On 6 January 1613, a disputation was held in the Wädenswil castle with the 15 Anabaptists who responded to the invitation, at which the Reformed pastors of Wädenswil, Horgen, and Richterswil took part. Among the Anabaptist speakers were Galli Fuchs of Richterswil, who said he had been converted by a missioner from Moravia, and a certain Bachmann. The disputation was fruitless and resulted in the renewed application of severe penalties including confiscation of property, exile, and execution. In the summer of 1613 Landis, Isler, Fuchs, Stephan Zehender, Hans Meili, and Paul Degia (Galatz) were imprisoned. Pressure to recant having failed, vain attempts were made to get them to emigrate voluntarily. The six men were then sentenced to galley slavery, but Isler, Fuchs, and Zehender at last agreed to emigrate. The other three escaped from prison in Solothurn and returned to their homes. The affair awakened great sympathy for them and as a result the Anabaptist congregation grew. After a time the three were again imprisoned. Landis was finally beheaded on 29 September 1614, the last Anabaptist executed in Switzerland, although others later died in prison. Landis' widow was imprisoned for a time.

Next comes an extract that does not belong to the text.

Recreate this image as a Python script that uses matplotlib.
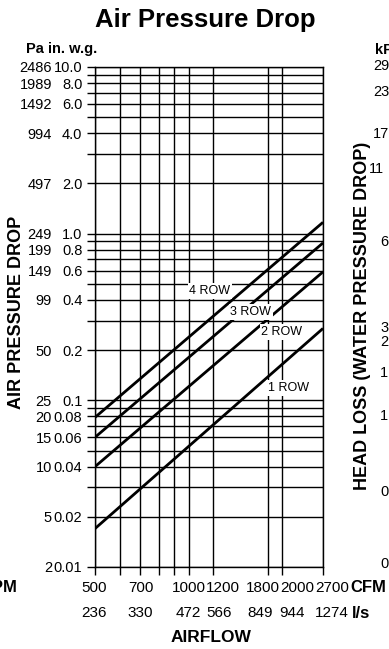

Upon this execution a number of the Anabaptists emigrated. In 1638, eight Anabaptists were discovered to be living in the environs of Horgen and Hirzel, three of them bearing the name Landis, and one Rudolf Baumann. In 1637 a large number were imprisoned in Zurich, one of them Hans Landis, the son of the martyr. Most of the captives were held in prison until 1640. In this year and the following years the Anabaptist congregation was broken by the confiscation of property, and most of the members apparently immigrated to Alsace and the Palatinate. Among those who suffered confiscation were Hans Landis, Felix Landis, Jakob Rusterholz, Konrad Strickler-Landis, Hans Rudolf Baumann-Landis, Oswald Landis, Uli Furrer, Hans Huber, Hans Asper, Elsbeth Hofstetter, Barbara Bruppach, Verena Bruppach (widow of Michel), and the widow of Heinrich Ritter. The proceeds of the confiscation were applied to the costs of the trials and imprisonment of the Anabaptists, and the remainder offered to the heirs who would return to the state church. This was the end of the Anabaptist congregation in Horgen, Wädenswil, and Hirzel. Numerous descendants of the Landis and Brubacher families are found today in South Germany and in the United States.
Klaui, Paul. Geschichte der Gemeinde Horgen. Horgen, 1952: 185-98.
Klaui, Paul. "Hans Landis of Zurich, the Last Anabaptist Martyr." Mennonite Quarterly Review (1948): 203-12.
|Author(s)||Harold S Bender|
 Cite This Article
Bender, Harold S. "Horgen (Zürich, Switzerland)." Global Anabaptist Mennonite Encyclopedia Online. 1959. Web. 24 May 2017. http://gameo.org/index.php?title=Horgen_(Z%C3%BCrich,_Switzerland)&oldid=143602.
Bender, Harold S. (1959). Horgen (Zürich, Switzerland). Global Anabaptist Mennonite Encyclopedia Online. Retrieved 24 May 2017, from http://gameo.org/index.php?title=Horgen_(Z%C3%BCrich,_Switzerland)&oldid=143602.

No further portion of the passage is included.